Dwarika Prasad Sharma
When Pakistan announced that Salman Bashir would be its ambassador to India, it came as a big surprise to me. Bashir, going by his performance as foreign secretary vis-à-vis India, looked eminently unsuitable to be sent over as ambassador. But the way Pakistan conducts its relations with India, anything is fair game.
Even after-or is it especially after?-what Indian foreign Minister S.M Krishna earlier this month told his Pakistani counterpart Hina Rabbani Khar on terrorism originating from Pakistan, Bashir said that it was “unbelievable” and “incredible” to allege the involvement of State institutions of his country. On the margins of a donors’ meeting on Afghanistan in Tokyo, Krishna had told Khar that “absence” of terrorism was an “essential prerequisite” for normalization of ties between the two countries. In the backdrop of the revelations made by LeT terrorist Abu Jundal to Indian security agencies, which confirmed the hand of Pakistani State agencies, Krishna had told Khar that her country should seriously go about bringing 26/11/2008 culprits to justice and eliminating terrorism.
Ambassador Bashir, who earned the nickname “Literature” Bashir from some Indian commentators after he kept on caustically dismissing as “literature” the dossiers on 26/11 that India handed over to his country when he was foreign secretary, told a TV channel that accusations from India would skew his country’s moves to develop “a new way of conducting its ties with India”. Then came his notorious Bashir-speak: “It takes two to tango.” Can you tango, Bashir, if you are being repeatedly tripped up?

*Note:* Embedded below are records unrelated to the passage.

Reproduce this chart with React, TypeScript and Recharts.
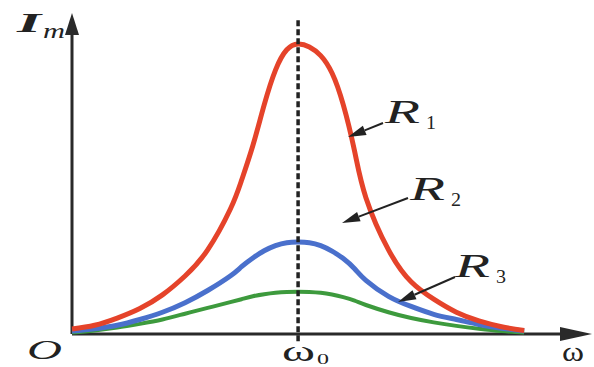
import React from 'react';
import { LineChart, Line, XAxis, YAxis, ReferenceLine, ReferenceDot } from 'recharts';

// angular frequency, omega0 = 1
const OMEGA = [0, 0.1, 0.2, 0.3, 0.4, 0.5, 0.6, 0.7, 0.75, 0.8, 0.85, 0.9, 0.95, 1.0, 1.05, 1.1, 1.15, 1.2, 1.25, 1.3, 1.4, 1.5, 1.6, 1.7, 1.8, 1.9, 2.0];
// current amplitude Im for R1 < R2 < R3
const R1 = [0.017, 0.03, 0.055, 0.088, 0.135, 0.2, 0.29, 0.43, 0.53, 0.65, 0.79, 0.91, 0.98, 1.0, 0.99, 0.96, 0.9, 0.79, 0.63, 0.47, 0.29, 0.18, 0.12, 0.075, 0.045, 0.025, 0.012];
const R2 = [0.01, 0.018, 0.03, 0.05, 0.075, 0.108, 0.15, 0.2, 0.232, 0.262, 0.287, 0.305, 0.315, 0.317, 0.315, 0.305, 0.286, 0.26, 0.225, 0.185, 0.13, 0.095, 0.068, 0.05, 0.033, 0.02, 0.01];
const R3 = [0.005, 0.012, 0.022, 0.035, 0.05, 0.07, 0.09, 0.11, 0.12, 0.13, 0.137, 0.142, 0.145, 0.146, 0.145, 0.142, 0.136, 0.127, 0.115, 0.1, 0.075, 0.055, 0.04, 0.028, 0.018, 0.01, 0.005];

const data = OMEGA.map((w, i) => ({ w, r1: R1[i], r2: R2[i], r3: R3[i] }));

const AXIS = '#2a2a2a';
const SERIF = '"Liberation Serif", "DejaVu Serif", serif';

const UpArrow = (p: any) => (
  <polygon points={`${p.cx},${p.cy - 2} ${p.cx - 7},${p.cy + 20} ${p.cx + 7},${p.cy + 20}`} fill={AXIS} />
);
const RightArrow = (p: any) => (
  <polygon points={`${p.cx},${p.cy} ${p.cx - 32},${p.cy - 7} ${p.cx - 32},${p.cy + 7}`} fill={AXIS} />
);

const Pointer = ({ x1, y1, x2, y2 }: { x1: number; y1: number; x2: number; y2: number }) => {
  const a = Math.atan2(y2 - y1, x2 - x1);
  const L = 18, W = 5;
  const bx = x2 - L * Math.cos(a), by = y2 - L * Math.sin(a);
  const nx = -Math.sin(a) * W, ny = Math.cos(a) * W;
  return (
    <g>
      <line x1={x1} y1={y1} x2={bx} y2={by} stroke="#222" strokeWidth={2} />
      <polygon points={`${x2},${y2} ${bx + nx},${by + ny} ${bx - nx},${by - ny}`} fill="#222" />
    </g>
  );
};

const RLabel = ({ x, y, n }: { x: number; y: number; n: string }) => (
  <g fontFamily={SERIF} fill="#222">
    <text x={x} y={y} fontSize={33} fontStyle="italic" textLength={35} lengthAdjust="spacingAndGlyphs">R</text>
    <text x={x + 41} y={y + 6} fontSize={19} textLength={10} lengthAdjust="spacingAndGlyphs">{n}</text>
  </g>
);

export default function App() {
  return (
    <div style={{ position: 'absolute', left: 0, top: 0, width: 594, height: 367, background: '#fff' }}>
      <LineChart width={594} height={367} data={data} margin={{ top: 15, right: 2, bottom: 33, left: 72 }}>
        <XAxis dataKey="w" type="number" domain={[0, 2.3]} hide />
        <YAxis type="number" domain={[0, 1.1]} hide />
        <ReferenceLine segment={[{ x: 0, y: 0 }, { x: 2.2, y: 0 }]} stroke={AXIS} strokeWidth={3} ifOverflow="visible" />
        <ReferenceLine segment={[{ x: 0, y: 0 }, { x: 0, y: 1.05 }]} stroke={AXIS} strokeWidth={3} ifOverflow="visible" />
        <Line type="natural" dataKey="r3" stroke="#3d9a3d" strokeWidth={4} dot={false} isAnimationActive={false} />
        <Line type="natural" dataKey="r2" stroke="#4a70cc" strokeWidth={5} dot={false} isAnimationActive={false} />
        <Line type="natural" dataKey="r1" stroke="#e5432a" strokeWidth={5} dot={false} isAnimationActive={false} />
        <ReferenceLine segment={[{ x: 1, y: -0.025 }, { x: 1, y: 1.09 }]} stroke="#222" strokeWidth={3.5}
          strokeDasharray="6 3" ifOverflow="visible" />
        <ReferenceDot x={0} y={1.1} r={0} shape={UpArrow} ifOverflow="visible" />
        <ReferenceDot x={2.3} y={0} r={0} shape={RightArrow} ifOverflow="visible" />
      </LineChart>
      <svg width={594} height={367} style={{ position: 'absolute', left: 0, top: 0, pointerEvents: 'none' }}>
        <g fontFamily={SERIF} fill="#222">
          <text x={17} y={32} fontSize={28} fontWeight="bold" fontStyle="italic" textLength={24} lengthAdjust="spacingAndGlyphs">I</text>
          <text x={43} y={38} fontSize={21} fontStyle="italic" textLength={22} lengthAdjust="spacingAndGlyphs">m</text>
          <text x={27} y={359} fontSize={27} fontStyle="italic" textLength={35} lengthAdjust="spacingAndGlyphs">O</text>
          <text x={282} y={361} fontSize={30} textLength={33} lengthAdjust="spacingAndGlyphs">ω</text>
          <text x={317} y={364} fontSize={15} textLength={12} lengthAdjust="spacingAndGlyphs">0</text>
          <text x={562} y={361} fontSize={28} textLength={22} lengthAdjust="spacingAndGlyphs">ω</text>
        </g>
        <RLabel x={385} y={123} n="1" />
        <RLabel x={410} y={200} n="2" />
        <RLabel x={455} y={277} n="3" />
        <Pointer x1={383} y1={123} x2={348} y2={137} />
        <Pointer x1={408} y1={198} x2={342} y2={223} />
        <Pointer x1={455} y1={277} x2={398} y2={302} />
      </svg>
    </div>
  );
}
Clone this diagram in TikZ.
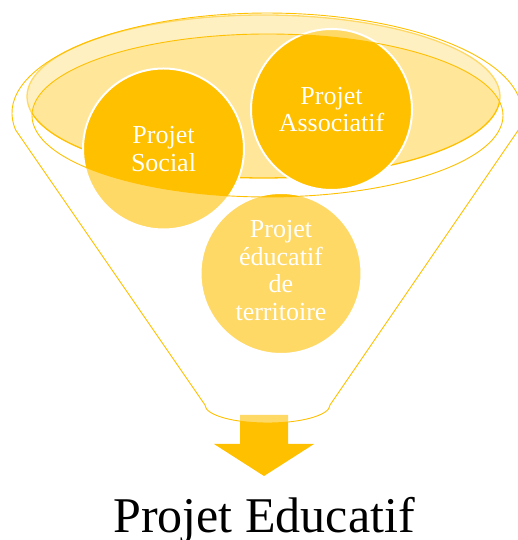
\documentclass[tikz,border=0pt]{standalone}
\usepackage{fontspec}
\setmainfont{Liberation Serif}
\definecolor{gold}{RGB}{255,192,0}
\begin{document}
\begin{tikzpicture}[x=1pt,y=1pt,
  circ/.style={circle, fill=gold, draw=white, line width=2pt, minimum size=161pt, inner sep=0pt},
  ctext/.style={text=white, font=\fontsize{26}{27.5}\selectfont, align=center, inner sep=0pt},
  rim/.style={draw=gold, line width=0.9pt},
]
\useasboundingbox (0,0) rectangle (518,540);
% back filled ellipse
\path[fill=gold, fill opacity=0.4, draw=gold, line width=1.3pt]
  (263.5,443.5) ellipse [x radius=236.5, y radius=81.5];
% circles
\node[circ] (social) at (163.5,391) {};
\node[circ] (assoc) at (331.5,430.5) {};
\node[circ] (edu) at (281,266.5) {};
% down arrow
\fill[gold] (240,125) -- (288,125) -- (288,96) -- (314,96) -- (264,64)
  -- (214,96) -- (240,96) -- cycle;
% funnel veil
\fill[white, fill opacity=0.4, even odd rule]
  (15.9,409.6) -- (205,135) arc[start angle=180, end angle=360, x radius=62.5, y radius=18]
  -- (518.1,409.6) arc[start angle=-10, end angle=190, x radius=255, y radius=100] -- cycle
  (267.5,424.5) ellipse [x radius=235.5, y radius=81.5];
% funnel outlines
\draw[rim] (15.9,409.6) -- (205,135) arc[start angle=180, end angle=360, x radius=62.5, y radius=18]
  -- (518.1,409.6) arc[start angle=-10, end angle=190, x radius=255, y radius=100] -- cycle;
\draw[rim] (267.5,424.5) ellipse [x radius=235.5, y radius=81.5];
% texts
\node[ctext] (socialtxt) at (social.center) {Projet\\Social};
\node[ctext] (assoctxt) at (assoc.center) {Projet\\Associatif};
\node[ctext] (edutxt) at ([yshift=3pt]edu.center) {Projet\\éducatif\\de\\territoire};
\node[font=\fontsize{50}{60}\selectfont, anchor=base, inner sep=0pt] (title) at (264,7) {Projet Educatif};
\end{tikzpicture}
\end{document}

Then in Bashireque sophistry, he essays to establish the “weakness” of India’s allegations by arguing that his country’s State agencies could not be imagined to be involved when these themselves were being targeted by terrorists. He averred: “As I said, if our own Army headquarters are attacked, if ISI offices are attacked, then I think it is really unbelievable, incredible, to allege that Pakistani State institutions have been involved in this (Mumbai attacks). We ought to look at the situation very objectively in our own respective national interests.” Perhaps “Literature” Bashir has not heard of Frankenstein’s Monster!
Cut back to February 2010. On Pakistan’s repeated urgings, even involving the US in the persuasion, India agreed to restart the dialogue broken off after Mumbai. Pakistan had been telling the US that, if its eastern border remained “active”, it would not be able to concentrate on the terror based in the North-West. This was one of many alibis Pakistan has been advancing to soften Washington’s anger at Islamabad’s laxity in “war on terror”. US “encouragement” no doubt played a part in India agreeing to resume the dialogue.
On February 25, 2010, Indian foreign secretary Nirupama Rao (Now our envoy to the US) and Pakistan’s then foreign secretary Salman Bashir met in New Delhi. “Literature” Bashir’s bluster almost screwed up the process, his arrogance confirming that he, pumped up by the Pakistani media comments in the run-up to the talks, had come with the assumption that the US had “forced” India back to the dialogue. So Pakistan had come to the table with the supposition that it was no favour from India.
That meeting was not expected to yield much, and it didn’t. Indeed, it descended into a merry exchange of barbs.
In a cable to the US State department, Washington’s then ambassador to India, Timothy Roemer, wrote that the meeting had been potentially difficult, but “Indian officials did a commendable job of handling it-and paving the way for future meetings”.
Roemer said that the Indians’ “tactful handling” of the meeting entailed adopting an “unstructured or open agenda, letting Islamabad to raise issues of concern to it, while New Delhi used statements from P. Chidambaram and Nirupama Rao to keep their public messaging focused firmly on terrorism”.
With regard to terrorism, India looks incapable of tightening the screws on Pakistan, but does not miss an opportunity to press action on it at formal meetings. Is it for real and India means business, or is it largely “public messaging” and business as usual? After the July 4-5 meeting of foreign secretaries Ranjan Mathai and Jalil Abbas Jilani, Indian Prime Minister Manmohan Singh said about the timing of his expected visit to Pakistan that he needed “suitable outcomes” before travelling. Read with this, Krishna’s stand in Tokyo would suggest that it is not business as usual. That normalization would flower only “without” terrorism, not “with or without”.
But Manmohan is capable of springing surprises. He almost did one on us regarding Siachen. At Sharm-el Sheikh he enunciated the “with or without” paradigm. His gaffe on Balochistan became an extended guffaw among Pakistani officialdom and media, that cited him as “acknowledging” India’s “involvement” in Balochistan.
After Manmohan’s much-quoted “suitable outcomes” remark, our cricket board has invited Pakistani players to some matches in India, which the Pakistani board has hungrily accepted. Veterans like Sunil Gavaskar, who is a Mumbaite, has called the decision hasty in view of Pakistan’s continued intransigence with regard to 26/11 perpetrators.
A day after Bashir’s February 25, 2010, rantings in New Delhi, a terror attack in Kabul killed several Indian officials.